Эти снимки принес в редакцию молодой журналист из Элисты, столицы Калмыкии, Николай Бошев. Разложил на столе — и мне показалось, что я вдохнула горячий травянистый воздух степей. Табун лошадей, чайки над синим пятном воды, силуэт каменной бабы под просторным закатным небом...
Земля Калмыкии... Она лежит в западной части Прикаспийской низменности, и на юго-востоке ее омывают воды Каспия.
Земля эта словно самой природой создана для того, чтобы здесь разводили тонкорунных овец, выращивали мясную породу скота, чтобы по ее просторам гуляли табуны лошадей, а на полупустынных Черных землях, которые зимой остаются почти без снега, чабаны отгоняли скот на дальние пастбища.

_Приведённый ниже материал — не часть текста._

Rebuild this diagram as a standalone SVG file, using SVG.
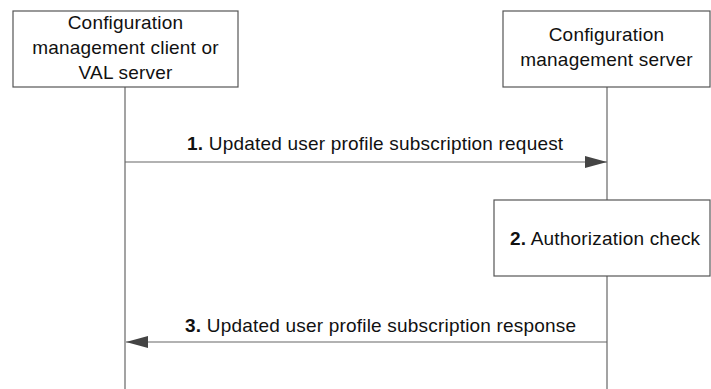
<svg xmlns="http://www.w3.org/2000/svg" width="711" height="389" viewBox="0 0 711 389">
<style>
.box{fill:#fff;stroke:#555;stroke-width:1.2}
.life{stroke:#666;stroke-width:1.2;fill:none}
.msg{stroke:#666;stroke-width:1.2;fill:none}
text{font-family:"Liberation Sans",Arial,sans-serif;font-size:19px;letter-spacing:0.2px;fill:#111}
.c{text-anchor:middle}
</style>
<defs>
<marker id="ah" markerWidth="22" markerHeight="12" refX="22" refY="6" orient="auto-start-reverse" markerUnits="userSpaceOnUse">
<path d="M0,0 L22,6 L0,12 Z" fill="#444"/>
</marker>
</defs>
<g id="lifelines">
<line class="life" x1="125" y1="87" x2="125" y2="389"/>
<line class="life" x1="607" y1="87" x2="607" y2="200"/>
<line class="life" x1="607" y1="276" x2="607" y2="389"/>
</g>
<g id="client">
<rect class="box" x="13" y="11" width="225" height="76"/>
<text class="c" x="125.5" y="29">Configuration</text>
<text class="c" x="125.5" y="54">management client or</text>
<text class="c" x="125.5" y="79">VAL server</text>
</g>
<g id="server">
<rect class="box" x="503" y="11" width="207" height="76"/>
<text class="c" x="606.5" y="41">Configuration</text>
<text class="c" x="606.5" y="66">management server</text>
</g>
<g id="auth">
<rect class="box" x="494" y="200" width="216" height="76"/>
<text x="510" y="245"><tspan font-weight="bold">2.</tspan> Authorization check</text>
</g>
<g id="connectors">
<line class="msg" x1="125" y1="162" x2="607" y2="162" marker-end="url(#ah)"/>
<text x="187" y="150"><tspan font-weight="bold">1.</tspan> Updated user profile subscription request</text>
<line class="msg" x1="607" y1="342" x2="126" y2="342" marker-end="url(#ah)"/>
<text x="185" y="332"><tspan font-weight="bold">3.</tspan> Updated user profile subscription response</text>
</g>
</svg>
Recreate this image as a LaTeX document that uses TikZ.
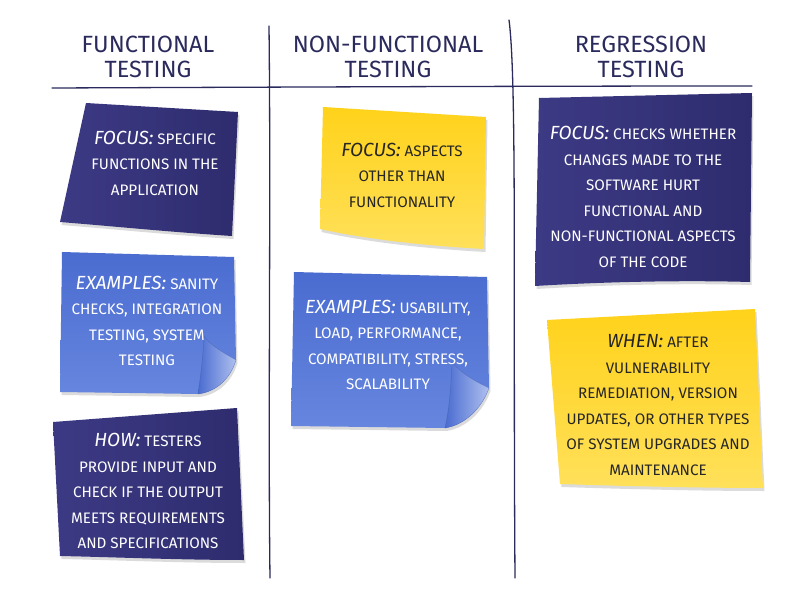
\documentclass[tikz,border=0pt]{standalone}
\usepackage{fontspec}
\setmainfont{Fira Sans}
\usetikzlibrary{shadows}
\definecolor{navy}{HTML}{2E2C6E}
\definecolor{navylight}{HTML}{3D3A85}
\definecolor{ink}{HTML}{2B2A5C}
\definecolor{bluenote}{HTML}{4A6CD0}
\definecolor{bluelight}{HTML}{6D8CE2}
\definecolor{yellownote}{HTML}{FFD21A}
\definecolor{yellowlight}{HTML}{FFE05A}
\tikzset{
  rule/.style={draw=ink, line width=1.3pt, line cap=round},
  header/.style={text=ink, align=center, font=\fontsize{23.5}{25}\selectfont},
  notetext/.style={align=center, font=\fontsize{15.2}{25.5}\selectfont},
  darktext/.style={notetext, text=white},
  lighttext/.style={notetext, text=black!85},
  noteshadow/.style={drop shadow={opacity=0.28, shadow xshift=1.5pt, shadow yshift=-3pt}},
  curl/.style={left color=bluenote, right color=bluelight!55!white, draw=bluenote!70!black, draw opacity=0.35, line width=0.5pt},
}
\newcommand{\lead}[1]{{\fontsize{19}{25.5}\selectfont\itshape #1}}
\begin{document}
\begin{tikzpicture}[x=1pt,y=-1pt]
\useasboundingbox[fill=white] (0,0) rectangle (801,612);

% rules
\draw[rule] (52,88) .. controls (300,87) and (550,86) .. (752,86);
\draw[rule] (269,26) .. controls (271,200) and (268,420) .. (270,578);
\draw[rule] (509,20) .. controls (517,80) and (513,300) .. (515,578);

% headers
\node[header] (h1) at (148,57) {FUNCTIONAL\\TESTING};
\node[header] (h2) at (388,57) {NON-FUNCTIONAL\\TESTING};
\node[header] (h3) at (641,57) {REGRESSION\\TESTING};

% note 1 navy
\shade[noteshadow, left color=navylight, right color=navy]
  (86,103) -- (238,112) -- (232,236) .. controls (170,232) and (110,226) .. (60,222) -- cycle;
% note 2 blue, curled
\shade[noteshadow, top color=bluenote, bottom color=bluelight!80!bluenote]
  (62,252) -- (234,257) -- (236,360) .. controls (230,380) and (215,392) .. (198,394) -- (60,392) -- cycle;
\shade[curl] (236,360) .. controls (222,352) and (210,345) .. (204,336)
  .. controls (203,360) and (200,380) .. (198,394) .. controls (215,392) and (230,380) .. (236,360) -- cycle;
% note 3 navy
\shade[noteshadow, left color=navylight, right color=navy]
  (53,422) -- (237,408) -- (244,560) .. controls (180,560) and (110,557) .. (60,556) -- cycle;
% note 4 yellow
\shade[noteshadow, top color=yellownote, bottom color=yellowlight]
  (323,107) -- (486,117) -- (484,249) .. controls (430,246) and (370,240) .. (320,229) -- cycle;
% note 5 blue, curled
\shade[noteshadow, top color=bluenote, bottom color=bluelight!80!bluenote]
  (294,272) -- (487,277) -- (489,388) .. controls (482,408) and (465,425) .. (445,428) -- (291,426) -- cycle;
\shade[curl] (489,388) .. controls (472,380) and (460,372) .. (452,362)
  .. controls (451,390) and (449,410) .. (445,428) .. controls (465,425) and (482,408) .. (489,388) -- cycle;
% note 6 navy
\shade[noteshadow, left color=navylight, right color=navy]
  (539,98) -- (752,93) -- (750,282) .. controls (680,280) and (600,282) .. (535,286) -- cycle;
% note 7 yellow
\shade[noteshadow, top color=yellownote, bottom color=yellowlight]
  (547,320) -- (755,309) -- (763,488) .. controls (700,488) and (620,486) .. (560,484) -- cycle;

% texts
\node[darktext] (t1) at (155,163) {\lead{FOCUS:} SPECIFIC\\FUNCTIONS IN THE\\APPLICATION};
\node[darktext] (t2) at (147,321) {\lead{EXAMPLES:} SANITY\\CHECKS, INTEGRATION\\TESTING, SYSTEM\\TESTING};
\node[darktext] (t3) at (148,491) {\lead{HOW:} TESTERS\\PROVIDE INPUT AND\\CHECK IF THE OUTPUT\\MEETS REQUIREMENTS\\AND SPECIFICATIONS};
\node[lighttext] (t4) at (402,175) {\lead{FOCUS:} ASPECTS\\OTHER THAN\\FUNCTIONALITY};
\node[darktext] (t5) at (388,345) {\lead{EXAMPLES:} USABILITY,\\LOAD, PERFORMANCE,\\COMPATIBILITY, STRESS,\\SCALABILITY};
\node[darktext] (t6) at (643,197) {\lead{FOCUS:} CHECKS WHETHER\\CHANGES MADE TO THE\\SOFTWARE HURT\\FUNCTIONAL AND\\NON-FUNCTIONAL ASPECTS\\OF THE CODE};
\node[lighttext] (t7) at (658,405) {\lead{WHEN:} AFTER\\VULNERABILITY\\REMEDIATION, VERSION\\UPDATES, OR OTHER TYPES\\OF SYSTEM UPGRADES AND\\MAINTENANCE};
\end{tikzpicture}
\end{document}
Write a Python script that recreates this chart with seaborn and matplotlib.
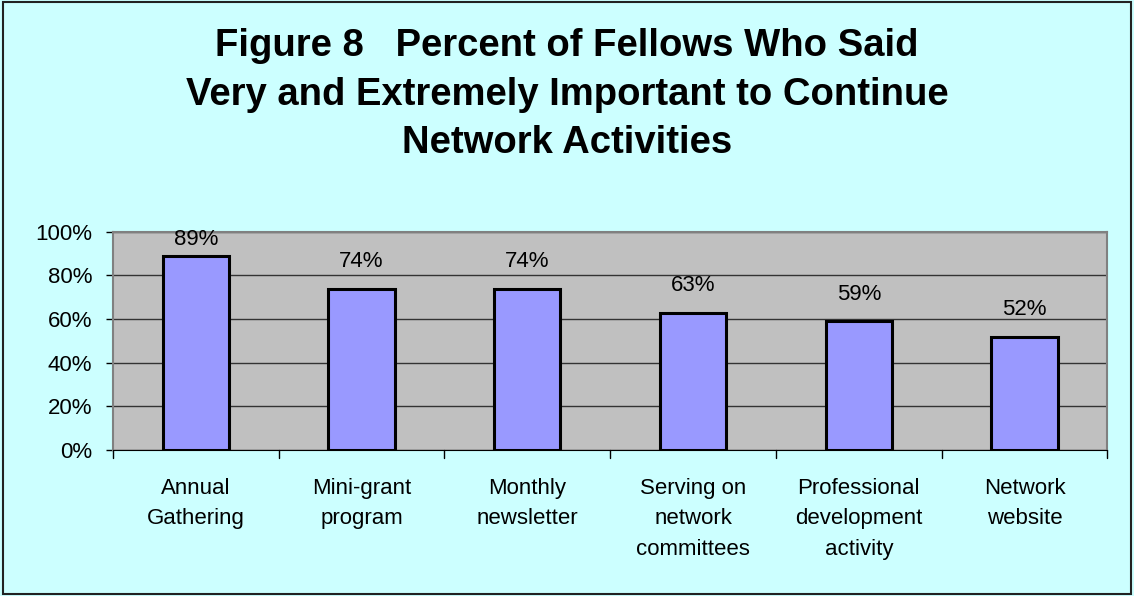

Пейзаж калмыцкой степи вызвал воспоминания о Монголии, где мне доводилось бывать. Вглядываюсь в лица людей, запечатленных на фотографиях, в их разноцветные длиннополые халаты, в новенькое, с иголочки, здание дацана с приподнятыми крыльями крыши — и покатились, волна за волной, сравнения, ассоциации, события, уводящие в историю...
Корни калмыцкого народа уходят в Азию. Предки его — западно-монгольские племена и народности — в давние времена назывались ойратами и участвовали в завоевательных походах Чингисхана. Но в первой половине XVII многие ойратские тайши (князья) попросили подданство русского царя и, получив согласие, переселились в степи Нижнего Поволжья. В отличие от ойратов, оставшихся в Джунгарии, они стали называть себя калмыками — от слова «хальмг», что значит «остаток». В XVIII веке это слово стало самоназванием народа.
Калмыки — вплоть до нашего века — занимались кочевым скотоводством; их быстрая боевая конница защищала южные русские границы и во всех войнах, которые вела Российская Империя.
Но свою веру — буддизм — калмыки сохранили, несмотря на тяжелейшие события в своей, уже российской, истории. Первое из них в 1771 году, когда часть недовольная политикой России, вернулась в Западную Монголию; второе произошло в нашем веке: во время Отечественной войны калмыков выслали в Сибирь и Среднюю Азию по обвинению в пособничестве немцам. Сейчас калмыки вновь живут в своей республике (их около 170 тысяч), а также в Астраханской, Ростовской, Волгоградской областях и в Ставропольском крае. И вновь строят дацаны.
Давно, казалось бы, миновало время скотоводов-кочевников, а их религия, их культура существуют и берегут прошлое. По-прежнему священен для калмыков, как и для всех монголоязычных народов, белый цвет — цвет молока. По-прежнему живут старинные праздники. Один из них — Цаган Сар (Белый Месяц) связан с наступлением весны; другой, летний, — праздник освящения воды (стоит ли говорить, что значит вода в сухой степи?); а осенний Гал Тяклги — праздник жертвоприношения огню — отмечается перед наступающими зимними холодами. И, конечно, в культуре калмыков издавна живет культ коня. Достаточно прочитать калмыцкий эпос «Джангар», чтобы ощутить это в полной мере.
Три из того, что быстро?
Что быстро в мире ?
Ноги скакуна.
Стрела, коль ловко пущена она.
И мысль быстра, когда она умна.
Это трехстишие, или, по-калмыцки, «гурвн» («тройка»), — одно из многих, которыми славится калмыцкий фольклор. Молодежь любила устраивать состязания — кто знает «троек» больше, чьи лучше? Все они начинаются с вопроса и содержат ответ из трех частей. В «тройках» — и опыт народа, и его жизнь, и его мудрость.
...Волны калмыцкой степи замедлили свой бег у стен дацана и попристальнее вглядеться в синий фронтон. На нем — изображение колеса. Это — ваджра, по буддийской мифологии, символ неуничтожимости, прочности и стойкости.